The one thing that I have not been able to figure out (and I would like to hear some other comments on this) is whether the narrator--who in the end is Vonnegut himself--is being portrayed as having a compulsive behavioral problem. Of course I'm talking about the phrase "So it goes." Everytime he referrs to death or a word synonimous with death, he plugs in the phrase. Especially after the word "dead." So it goes.
This seems to me to be some kind of a psychosis and wonder if that is what Vonnegut is trying to portray. Is he saying that POWs by-and-large came out of their WWII experience with some type of psychotic issue? As I moved along through the book, I found myself looking for the use of a death related word where he failed to use the phrase, but did not find one. So it goes.
I would appreciate hearing your thoughts.
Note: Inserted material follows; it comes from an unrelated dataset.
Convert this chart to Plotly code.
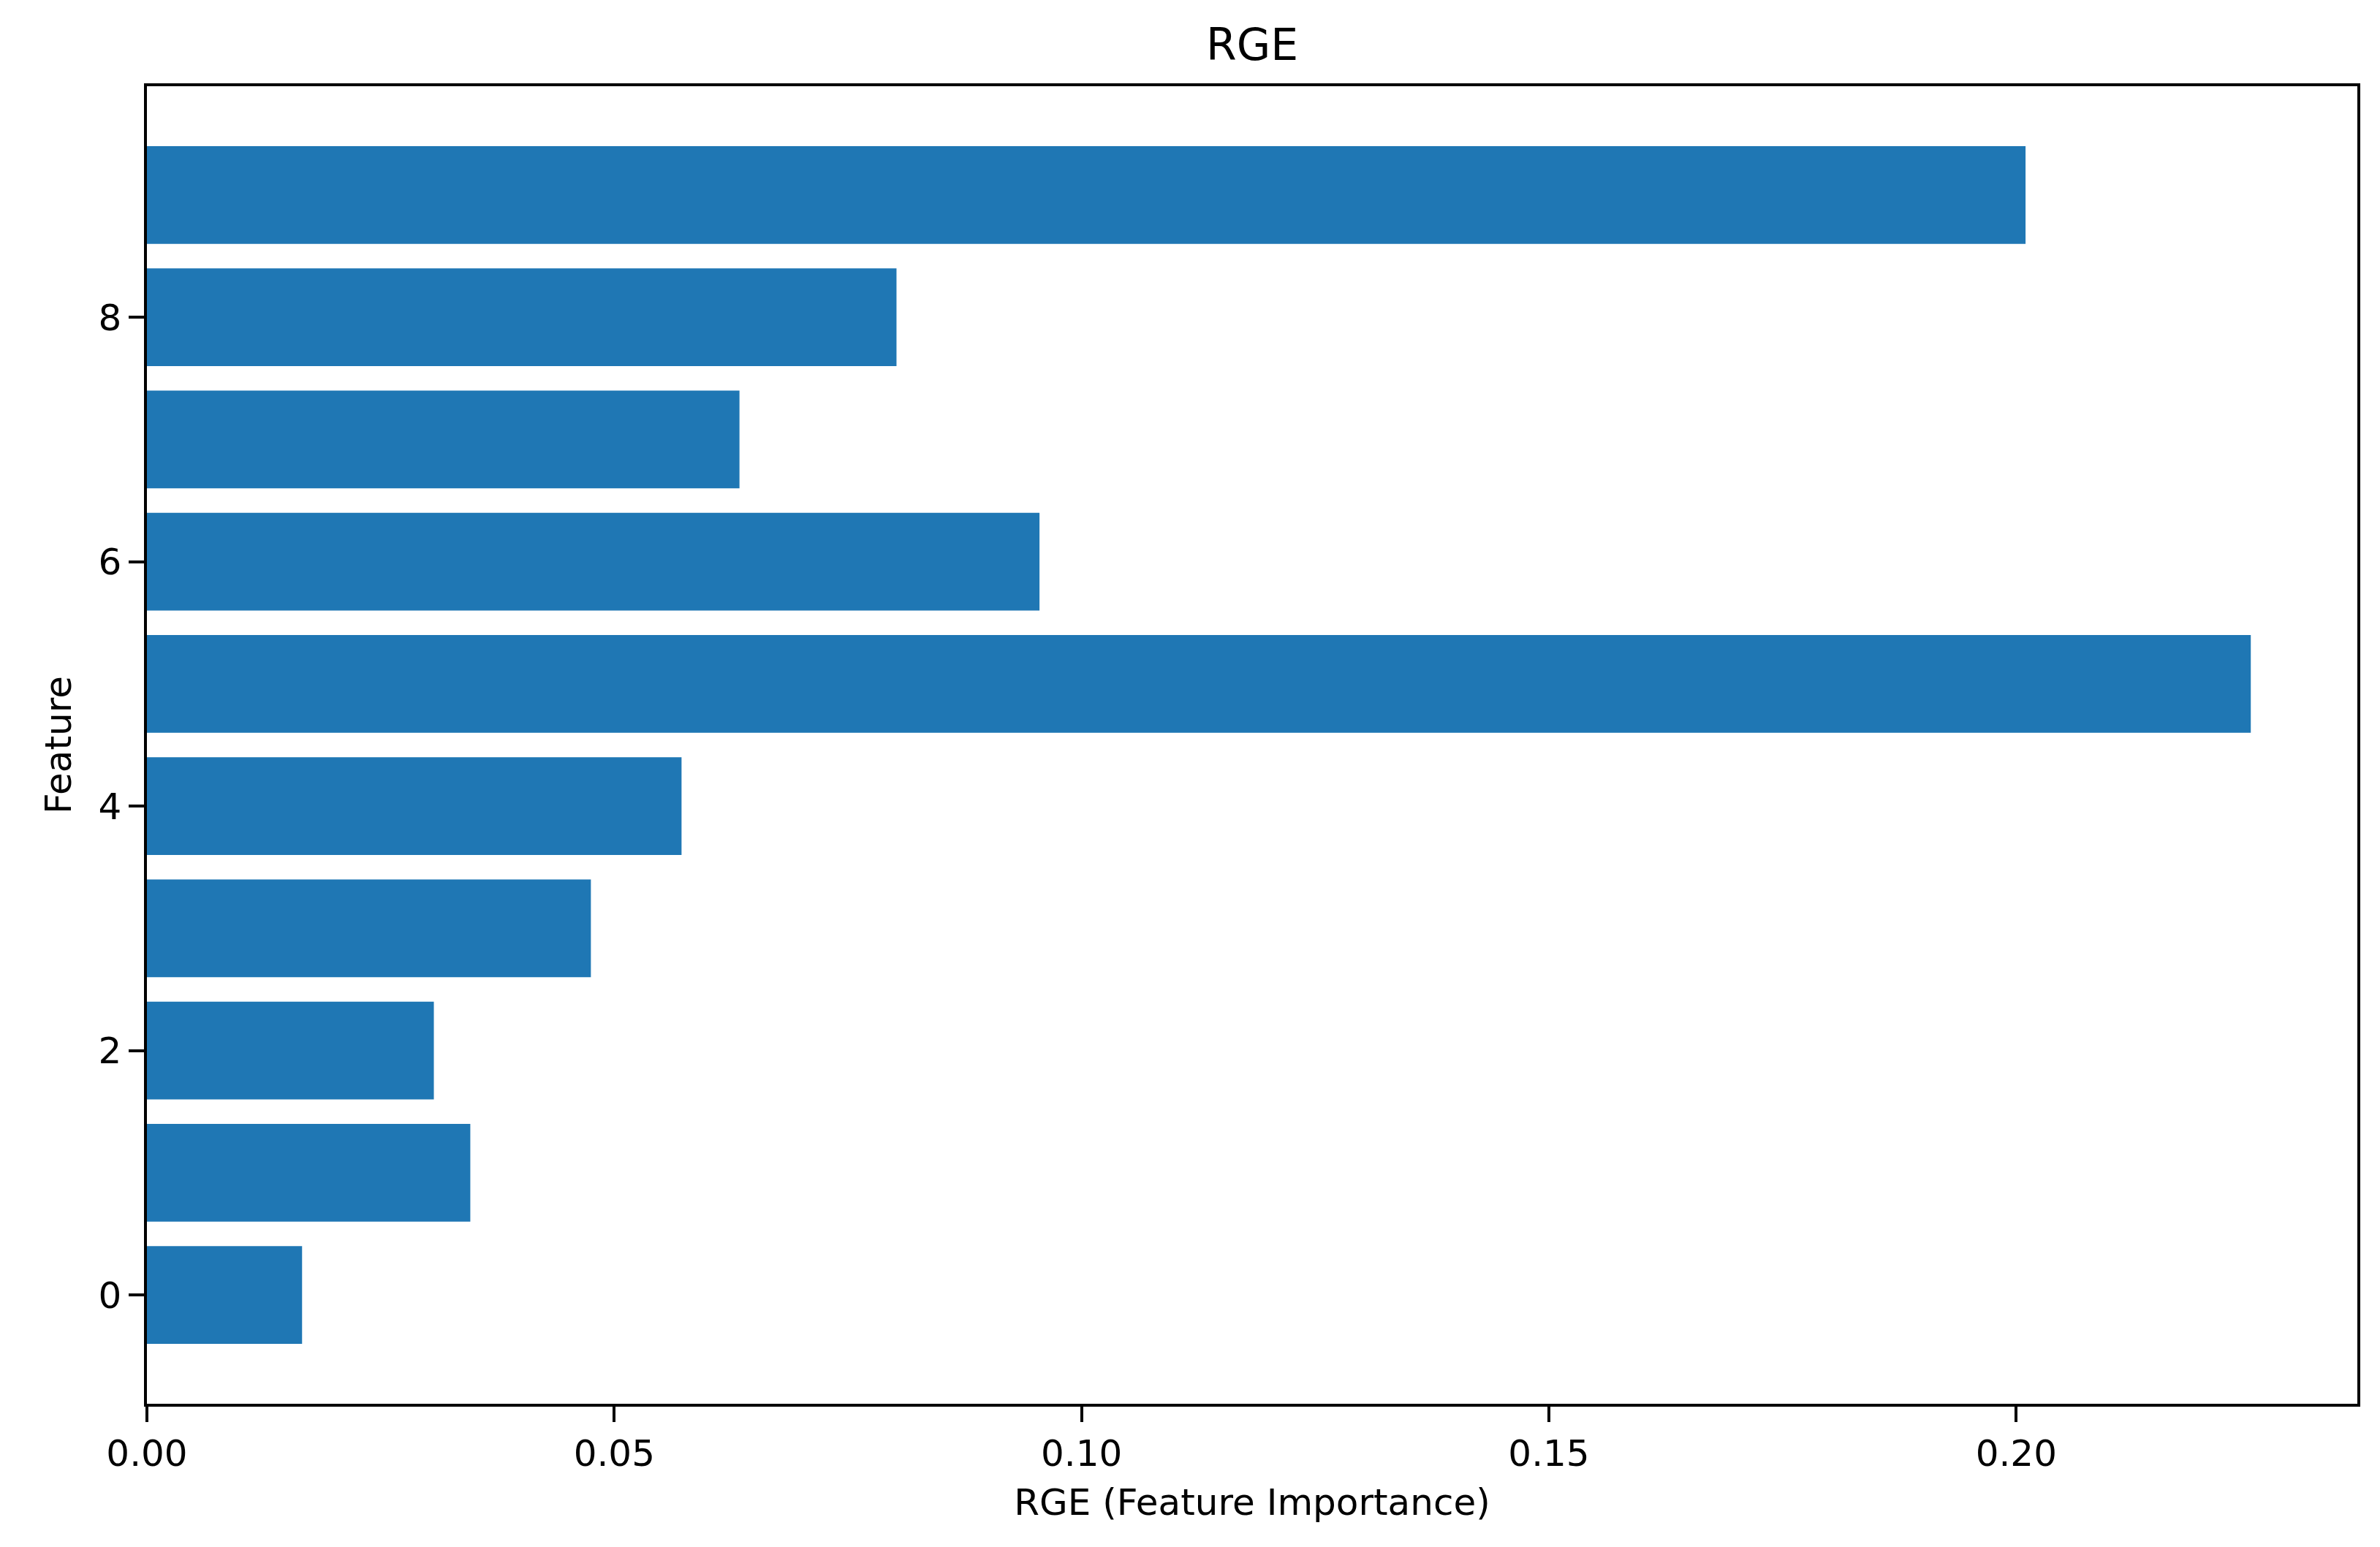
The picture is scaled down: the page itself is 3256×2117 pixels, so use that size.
import plotly.graph_objects as go

features = [0, 1, 2, 3, 4, 5, 6, 7, 8, 9]
importance = [0.0166, 0.0346, 0.0307, 0.0475, 0.0572, 0.2251, 0.0955, 0.0634, 0.0802, 0.2010]
x_ticks = [0.00, 0.05, 0.10, 0.15, 0.20]
y_ticks = [0, 2, 4, 6, 8]

W, H = 3256, 2117
OFF = 8  # default page body margin in the browser
ml, mr, mt, mb = 201 - OFF, 31 + OFF, 118 - OFF, 196 + OFF

fig = go.Figure(go.Bar(
    x=importance, y=features, orientation="h", width=0.8,
    marker=dict(color="#1f77b4", line=dict(width=0)),
))

fig.update_layout(
    width=W, height=H,
    margin=dict(l=ml, r=mr, t=mt, b=mb),
    paper_bgcolor="white", plot_bgcolor="white",
    showlegend=False,
    font=dict(family="DejaVu Sans", size=50, color="black"),
    title=dict(text="RGE", x=0.5, xref="paper", xanchor="center",
               y=1 - (61 - OFF) / H, yanchor="middle", yref="container",
               font=dict(family="DejaVu Sans", size=60, color="black")),
)
fig.update_xaxes(
    range=[0, 0.2365], tickvals=x_ticks, ticktext=[f"{v:.2f}" for v in x_ticks],
    showgrid=False, zeroline=False,
    showline=True, linecolor="black", linewidth=3.5, mirror=True,
    ticks="outside", ticklen=21, tickwidth=3.5, tickcolor="black",
    tickfont=dict(family="DejaVu Sans", size=50, color="black"),
    title=dict(text="RGE (Feature Importance)", standoff=22,
               font=dict(family="DejaVu Sans", size=50, color="black")),
)
fig.update_yaxes(
    range=[-0.89, 9.89], tickvals=y_ticks, ticktext=[str(v) for v in y_ticks],
    showgrid=False, zeroline=False,
    showline=True, linecolor="black", linewidth=3.5, mirror=True,
    ticks="outside", ticklen=21, tickwidth=3.5, tickcolor="black",
    tickfont=dict(family="DejaVu Sans", size=50, color="black"),
    title=dict(text="Feature", standoff=22,
               font=dict(family="DejaVu Sans", size=50, color="black")),
)

fig.write_html("out.html")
Early in the book he explains (IIRC) that the Tralfamadorians say 'so it goes' when someone/thing dies to emphasise that death is essentially just a meaningless event (since they are still alive at other infinite points in time.) This could be the way that a soldier's mind is forced to work to deal with the scale of death that they see.
This book is a fascinating contrast to Schindler's List which we read as a group read last year. I could not manage to read that book because it was just one horror after another. Each one was a near knock-out punch. Slaughterhouse Five on the other hand is very easy to read. Nothing knocks you out. So it goes.
I saw the Tralfamadorian part as him feeling like a puppet on a string; on display and being manipulated into a specific role. He read this plot line in a Trout novel and then projected himself into the role. It feds into the 'so it goes' line - he felt that people are rather helpless and there really isn't much that can be done to stop this helplessly so we must plough on and deal with whatever comes our way.
And then the part with Edgar is the ultimate paradox. In war, there are few (if any) rules and one can kill with impunity. But as soon as you are removed from that, silly things like stealing a tea pot are punishable by death.
Hunh.. who knew that I would become a Vonnegut fan! Happy new year everyone...
Perhaps I've gotten to used to overly dramatic, visually rich stories like Weisel's Night and Markus Zusak's The Book Thief but I just felt no power behind the tale. Everything was seen at such an arms length that it failed to pull me in: to the story, to the character's feelings, to caring about the story at all. I read the final page thinking...who cares? I'm sure that was not the author's point.
That said, I'm not turned off by Vonnegut...yet. I'll try a few more to see if there really is no chemistry.